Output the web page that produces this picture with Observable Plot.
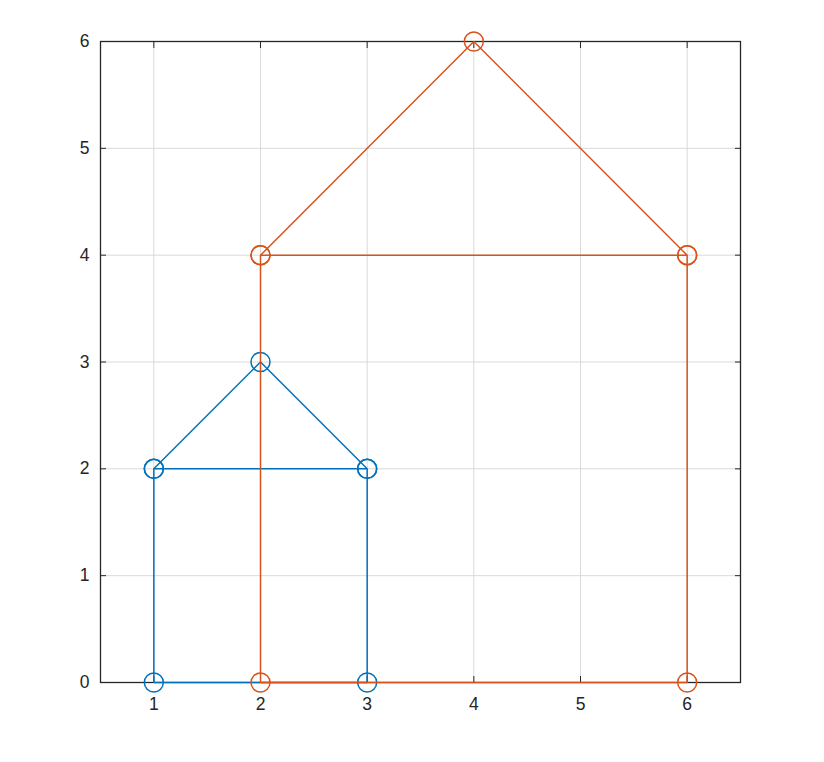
<!DOCTYPE html>
<html><head><meta charset="utf-8">
<script src="https://cdn.jsdelivr.net/npm/d3@7"></script>
<script src="https://cdn.jsdelivr.net/npm/@observablehq/plot@0.6"></script>
<style>body{margin:0;background:#fff}</style>
</head><body><div id="chart"></div>
<script>
const xTicks = [1, 2, 3, 4, 5, 6];
const yTicks = [0, 1, 2, 3, 4, 5, 6];
const smallX = [1, 1, 3, 3, 1, 2, 3];
const smallY = [2, 0, 0, 2, 2, 3, 2];
const bigX = [2, 2, 6, 6, 2, 4, 6];
const bigY = [4, 0, 0, 4, 4, 6, 4];
const blue = "#0072BD";
const red = "#D95319";
const axisColor = "#262626";

const small = smallX.map((x, i) => ({x, y: smallY[i]}));
const big = bigX.map((x, i) => ({x, y: bigY[i]}));
const fmt = d => String(d);

const chart = Plot.plot({
  width: 824, height: 762,
  marginLeft: 100, marginRight: 84, marginTop: 41, marginBottom: 80,
  x: {domain: [0.5, 6.5], label: null},
  y: {domain: [0, 6], label: null},
  style: {fontFamily: "'Liberation Sans', Arial, sans-serif", fontSize: "17.5px", color: axisColor, background: "#fff"},
  marks: [
    Plot.gridX(xTicks, {stroke: "#d9d9d9", strokeOpacity: 1}),
    Plot.gridY(yTicks, {stroke: "#d9d9d9", strokeOpacity: 1}),
    Plot.frame({stroke: axisColor, strokeWidth: 1.3}),
    Plot.axisX(xTicks, {anchor: "bottom", tickSize: -6, tickFormat: () => "", label: null, stroke: axisColor}),
    Plot.axisX(xTicks, {anchor: "top", tickSize: -6, tickFormat: () => "", label: null, stroke: axisColor}),
    Plot.axisY(yTicks, {anchor: "left", tickSize: -6, tickFormat: () => "", label: null, stroke: axisColor}),
    Plot.axisY(yTicks, {anchor: "right", tickSize: -6, tickFormat: () => "", label: null, stroke: axisColor}),
    Plot.axisX(xTicks, {anchor: "bottom", tickSize: 0, tickPadding: 15, tickFormat: fmt, label: null, fill: axisColor, fontSize: 17.5}),
    Plot.axisY(yTicks, {anchor: "left", tickSize: 0, tickPadding: 11, tickFormat: fmt, label: null, fill: axisColor, fontSize: 17.5}),
    Plot.line(small, {x: "x", y: "y", stroke: blue, strokeWidth: 1.5}),
    Plot.dot(small, {x: "x", y: "y", r: 9.5, stroke: blue, strokeWidth: 1.5, fill: "none"}),
    Plot.line(big, {x: "x", y: "y", stroke: red, strokeWidth: 1.5}),
    Plot.dot(big, {x: "x", y: "y", r: 9.5, stroke: red, strokeWidth: 1.5, fill: "none"})
  ]
});
document.getElementById("chart").append(chart);
</script>
</body></html>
###
→ **GIVEN REQUEST**
Repeat the listing verbatim. Skip the pictures.

→ **REPLY TO THE TASK**
Output the web page that produces this picture with Observable Plot.
<!DOCTYPE html>
<html><head><meta charset="utf-8">
<script src="https://cdn.jsdelivr.net/npm/d3@7"></script>
<script src="https://cdn.jsdelivr.net/npm/@observablehq/plot@0.6"></script>
<style>body{margin:0;background:#fff}</style>
</head><body><div id="chart"></div>
<script>
const xTicks = [1, 2, 3, 4, 5, 6];
const yTicks = [0, 1, 2, 3, 4, 5, 6];
const smallX = [1, 1, 3, 3, 1, 2, 3];
const smallY = [2, 0, 0, 2, 2, 3, 2];
const bigX = [2, 2, 6, 6, 2, 4, 6];
const bigY = [4, 0, 0, 4, 4, 6, 4];
const blue = "#0072BD";
const red = "#D95319";
const axisColor = "#262626";

const small = smallX.map((x, i) => ({x, y: smallY[i]}));
const big = bigX.map((x, i) => ({x, y: bigY[i]}));
const fmt = d => String(d);

const chart = Plot.plot({
  width: 824, height: 762,
  marginLeft: 100, marginRight: 84, marginTop: 41, marginBottom: 80,
  x: {domain: [0.5, 6.5], label: null},
  y: {domain: [0, 6], label: null},
  style: {fontFamily: "'Liberation Sans', Arial, sans-serif", fontSize: "17.5px", color: axisColor, background: "#fff"},
  marks: [
    Plot.gridX(xTicks, {stroke: "#d9d9d9", strokeOpacity: 1}),
    Plot.gridY(yTicks, {stroke: "#d9d9d9", strokeOpacity: 1}),
    Plot.frame({stroke: axisColor, strokeWidth: 1.3}),
    Plot.axisX(xTicks, {anchor: "bottom", tickSize: -6, tickFormat: () => "", label: null, stroke: axisColor}),
    Plot.axisX(xTicks, {anchor: "top", tickSize: -6, tickFormat: () => "", label: null, stroke: axisColor}),
    Plot.axisY(yTicks, {anchor: "left", tickSize: -6, tickFormat: () => "", label: null, stroke: axisColor}),
    Plot.axisY(yTicks, {anchor: "right", tickSize: -6, tickFormat: () => "", label: null, stroke: axisColor}),
    Plot.axisX(xTicks, {anchor: "bottom", tickSize: 0, tickPadding: 15, tickFormat: fmt, label: null, fill: axisColor, fontSize: 17.5}),
    Plot.axisY(yTicks, {anchor: "left", tickSize: 0, tickPadding: 11, tickFormat: fmt, label: null, fill: axisColor, fontSize: 17.5}),
    Plot.line(small, {x: "x", y: "y", stroke: blue, strokeWidth: 1.5}),
    Plot.dot(small, {x: "x", y: "y", r: 9.5, stroke: blue, strokeWidth: 1.5, fill: "none"}),
    Plot.line(big, {x: "x", y: "y", stroke: red, strokeWidth: 1.5}),
    Plot.dot(big, {x: "x", y: "y", r: 9.5, stroke: red, strokeWidth: 1.5, fill: "none"})
  ]
});
document.getElementById("chart").append(chart);
</script>
</body></html>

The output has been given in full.